Both California grid operator CAISO and MISO began exploring how to respond to FERC’s nonbinding policy statement, Twitchell said, with CAISO considering how market revenues could be shared with customers, but both closed their proceedings without resolving the complexities of market participation and compensation for dual-use storage.

Without clear compensation mechanisms to enable developers to recover the costs of energy storage investments, the investments “will not go forward,” said Charlie Vartanian, a senior technical advisor at PNNL who moderated the webinar.

So Twitchell and fellow researchers at PNNL developed a framework for compensating dual-use storage in a way that meets FERC’s goal of reducing both system and customer costs. “Our hope,” he said, “is that a grid region and its utilities and stakeholders get together and say, ‘Hey, we want to do this, here’s this resource that helps us figure this out. And we’re going to do it in a way that makes sense in our region.'”

The researchers presented their framework in a paper published in February.
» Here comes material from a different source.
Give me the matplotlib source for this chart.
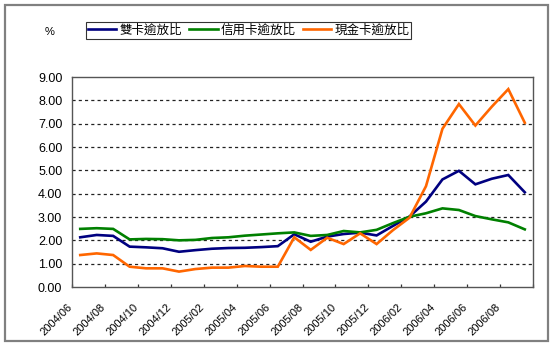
import matplotlib
matplotlib.use('Agg')
import matplotlib.pyplot as plt
import matplotlib.transforms as mtransforms
from matplotlib.patches import Rectangle
import numpy as np

plt.rcParams['font.family'] = ['Liberation Sans', 'Noto Sans CJK TC']

# monthly data 2004/06 - 2006/09
months = ['2004/06', '2004/07', '2004/08', '2004/09', '2004/10', '2004/11', '2004/12',
          '2005/01', '2005/02', '2005/03', '2005/04', '2005/05', '2005/06', '2005/07',
          '2005/08', '2005/09', '2005/10', '2005/11', '2005/12', '2006/01', '2006/02',
          '2006/03', '2006/04', '2006/05', '2006/06', '2006/07', '2006/08', '2006/09']

dual_card = [2.13, 2.23, 2.19, 1.73, 1.70, 1.66, 1.51, 1.58, 1.64, 1.67, 1.68, 1.71, 1.75, 2.26,
             1.94, 2.16, 2.27, 2.33, 2.21, 2.62, 3.02, 3.66, 4.61, 4.98, 4.40, 4.64, 4.80, 4.06]
credit_card = [2.49, 2.52, 2.49, 2.04, 2.06, 2.05, 2.00, 2.02, 2.10, 2.13, 2.20, 2.25, 2.30, 2.34,
               2.19, 2.23, 2.40, 2.34, 2.45, 2.74, 3.01, 3.16, 3.37, 3.30, 3.04, 2.90, 2.77, 2.47]
cash_card = [1.37, 1.44, 1.37, 0.87, 0.80, 0.80, 0.66, 0.77, 0.83, 0.83, 0.90, 0.87, 0.87, 2.13,
             1.59, 2.11, 1.84, 2.30, 1.84, 2.44, 2.97, 4.32, 6.78, 7.84, 6.92, 7.73, 8.48, 7.04]

series_names = ['雙卡逾放比', '信用卡逾放比', '現金卡逾放比']
colors = ['#000080', '#008000', '#ff6600']

W, H = 553, 347
fig = plt.figure(figsize=(W / 100, H / 100), dpi=100)
ax = fig.add_axes([72 / W, 1 - 287 / H, (533 - 72) / W, (287 - 77) / H])

x = np.arange(len(months))
for vals, name, c in zip([dual_card, credit_card, cash_card], series_names, colors):
    ax.plot(x, vals, color=c, lw=1.9, label=name, solid_joinstyle='miter')

ax.set_xlim(-0.5, len(months) - 0.5)
ax.set_ylim(0, 9)
ax.set_yticks(np.arange(0, 10))
ax.set_yticklabels([f'{v:.2f}' for v in range(10)], fontsize=9)
ax.tick_params(axis='y', length=0, pad=7)

for v in range(1, 9):
    ax.axhline(v, color='#222222', lw=0.9, ls=(0, (2.5, 2.5)), zorder=0)

# tick marks every two months, labels on the boundaries
ax.set_xticks(np.arange(-0.5, len(months), 2))
ax.set_xticklabels(months[::2] + [''], fontsize=8, rotation=45, ha='right',
                   va='center', rotation_mode='anchor')
ax.tick_params(axis='x', direction='in', length=2.5, width=0.9, color='#333333', pad=13.5)
offset = mtransforms.ScaledTranslation(-1 / 100, 0, fig.dpi_scale_trans)
for lab in ax.get_xticklabels():
    lab.set_transform(lab.get_transform() + offset)

for s in ax.spines.values():
    s.set_color('#555555')
    s.set_linewidth(1.0)

leg = fig.legend(loc='center', bbox_to_anchor=(248.5 / W, 1 - 30.5 / H), ncol=3,
                 fontsize=9, frameon=True, fancybox=False, handlelength=2.3,
                 handletextpad=0.25, columnspacing=0.55, borderpad=0.15,
                 borderaxespad=0)
leg.get_frame().set_edgecolor('#000000')
leg.get_frame().set_linewidth(0.8)

fig.text(50 / W, 1 - 32 / H, '%', fontsize=8, ha='center', va='center')

fig.patches.append(Rectangle((5 / W, 1 - 341 / H), (548 - 5) / W, (341 - 5) / H,
                             transform=fig.transFigure, fill=False,
                             edgecolor='#808080', lw=1.6))

fig.savefig('out.png', dpi=100)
In March, MISO opened a new proceeding to consider dual-use storage, Twitchell said, while New York grid operator NYISO is putting the idea on its study agenda for future consideration.

PNNL’s proposal

The PNNL researchers said that to overcome the barriers between regulated transmission operations and competitive market operations, a dual-use participation process must answer “three basic questions.” The first two questions are when will the asset participate in the market and how will it participate. The third question is what costs will be recovered from regulated transmission rates, and what costs will be recovered from market operations.

A key principle, they said, is that a dual-use asset’s market participation “must not jeopardize” its ability to serve the transmission function for which it was initially selected.
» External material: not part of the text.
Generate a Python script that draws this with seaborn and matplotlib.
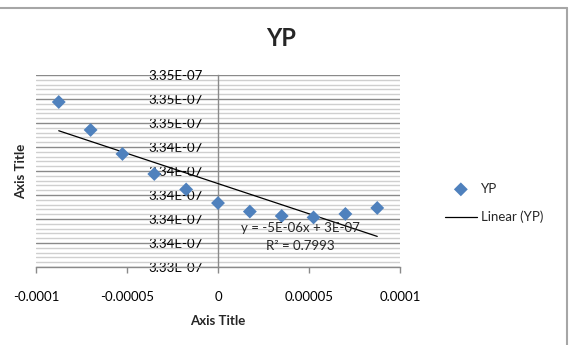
import matplotlib
matplotlib.use("Agg")
import matplotlib.pyplot as plt
from matplotlib.lines import Line2D
from matplotlib.ticker import MultipleLocator, FuncFormatter
import numpy as np
import pandas as pd
import seaborn as sns

# Series data
x_values = [-8.75e-5, -7.0e-5, -5.25e-5, -3.5e-5, -1.75e-5, 0.0,
            1.75e-5, 3.5e-5, 5.25e-5, 7.0e-5, 8.75e-5]
yp_values = [3.34775e-7, 3.34542e-7, 3.34342e-7, 3.34175e-7, 3.34046e-7,
             3.33933e-7, 3.33862e-7, 3.33825e-7, 3.33813e-7, 3.33842e-7,
             3.33892e-7]

x_ticks = [-0.0001, -0.00005, 0, 0.00005, 0.0001]
x_tick_labels = ["-0.0001", "-0.00005", "0", "0.00005", "0.0001"]
y_min, y_max = 3.334e-7, 3.350e-7
y_major, y_minor = 2e-10, 4e-11

title = "YP"
series_name = "YP"
trend_name = "Linear (YP)"
eq_text = "y = -5E-06x + 3E-07"
r2_text = "R² = 0.7993"

df = pd.DataFrame({"x": x_values, "YP": yp_values})

sns.set_theme(style="white")
plt.rcParams["font.family"] = ["Lato", "DejaVu Sans"]

W, H = 573, 345
fig = plt.figure(figsize=(W / 100, H / 100), dpi=100)
fig.patch.set_facecolor("white")

L, R, T, B = 36, 400, 75, 267
ax = fig.add_axes([L / W, 1 - B / H, (R - L) / W, (B - T) / H])
ax.set_facecolor("white")

blue = "#4F81BD"
fs = 9.5
sns.regplot(data=df, x="x", y="YP", ax=ax, scatter=False, ci=None,
            color="black", line_kws={"linewidth": 0.9, "zorder": 3})
trend_line = ax.lines[-1]
trend_line.set_label(trend_name)
sns.scatterplot(data=df, x="x", y="YP", ax=ax, marker="D", s=50,
                color=blue, edgecolor="none", linewidth=0, label=series_name,
                zorder=4)
points = ax.collections[-1]

ax.set_xlim(-0.0001, 0.0001)
ax.set_ylim(y_min, y_max)

# Horizontal gridlines, major and minor
ax.yaxis.set_major_locator(MultipleLocator(y_major))
ax.yaxis.set_minor_locator(MultipleLocator(y_minor))
ax.grid(False)
ax.grid(axis="y", which="major", color="#8a8a8a", linewidth=1.0, zorder=0)
ax.grid(axis="y", which="minor", color="#cfcfcf", linewidth=1.0, zorder=0)
ax.set_axisbelow(True)

ax.yaxis.set_major_formatter(FuncFormatter(lambda v, p: f"{v:.2E}"))

# Vertical axis crosses at x = 0
for side in ("top", "right"):
    ax.spines[side].set_visible(False)
ax.spines["left"].set_position(("data", 0))
ax.spines["left"].set_color("#8a8a8a")
ax.spines["left"].set_linewidth(1.0)
ax.spines["bottom"].set_color("#8a8a8a")
ax.spines["bottom"].set_linewidth(1.0)

ax.set_xticks(x_ticks)
ax.set_xticklabels(x_tick_labels)
ax.tick_params(axis="x", which="major", direction="out", length=4,
               width=1.0, color="#8a8a8a", pad=13, labelsize=fs,
               labelcolor="black", bottom=True)
ax.tick_params(axis="y", which="both", length=0, pad=11, labelsize=fs,
               labelcolor="black", left=True)

ax.set_xlabel("Axis Title", fontsize=fs, fontweight="bold", labelpad=9)
ax.set_ylabel("Axis Title", fontsize=fs, fontweight="bold")
ax.yaxis.set_label_coords(-0.025, 0.5)

fig.text(281 / W, 1 - 38 / H, title, ha="center",
         va="center", fontsize=17, fontweight="bold")

ax.text(0.725, (B - 228) / (B - T), eq_text, transform=ax.transAxes,
        ha="center", va="center", fontsize=fs, zorder=5)
ax.text(0.725, (B - 246) / (B - T), r2_text, transform=ax.transAxes,
        ha="center", va="center", fontsize=fs, zorder=5)

if ax.get_legend() is not None:
    ax.get_legend().remove()
fig.legend([points, trend_line], [series_name, trend_name],
           loc="center left", bbox_to_anchor=(445 / W, 1 - 203 / H),
           frameon=False, fontsize=fs, handlelength=2.4,
           handletextpad=0.3, labelspacing=1.2, borderpad=0,
           borderaxespad=0)

# Chart frame edges
fig.add_artist(Line2D([0, 567 / W], [1 - 8 / H, 1 - 8 / H],
                      transform=fig.transFigure, color="#a6a6a6", lw=1.5))
fig.add_artist(Line2D([567 / W, 567 / W], [0, 1 - 8 / H],
                      transform=fig.transFigure, color="#a6a6a6", lw=1.5))

fig.savefig("out.png", dpi=100, facecolor="white")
The researchers identified three key elements of a dual-use participation model, and the “points of flexibility” for grid operators and stakeholders to adapt the model.

One element of the framework is to establish in advance the windows for market participation by dual-use storage, for example at least a day ahead, based on projected transmission needs, and to manage the device’s state of charge to maintain sufficient capacity to meet the transmission need at any time.

Another framework element is to balance cost recovery mechanisms between regulated transmission compensation and competitive market compensation, to incentivize market participation.

The PNNL webinar is the latest in a series of PNNL webinars on storage.

The PNNL team’s paper separately maintains that current practices “create barriers against the identification of energy storage in the transmission planning process,” and identifies “best practices” for including energy storage in the planning process. The paper is titled “Enabling principles for dual participation by energy storage as a transmission and market asset.”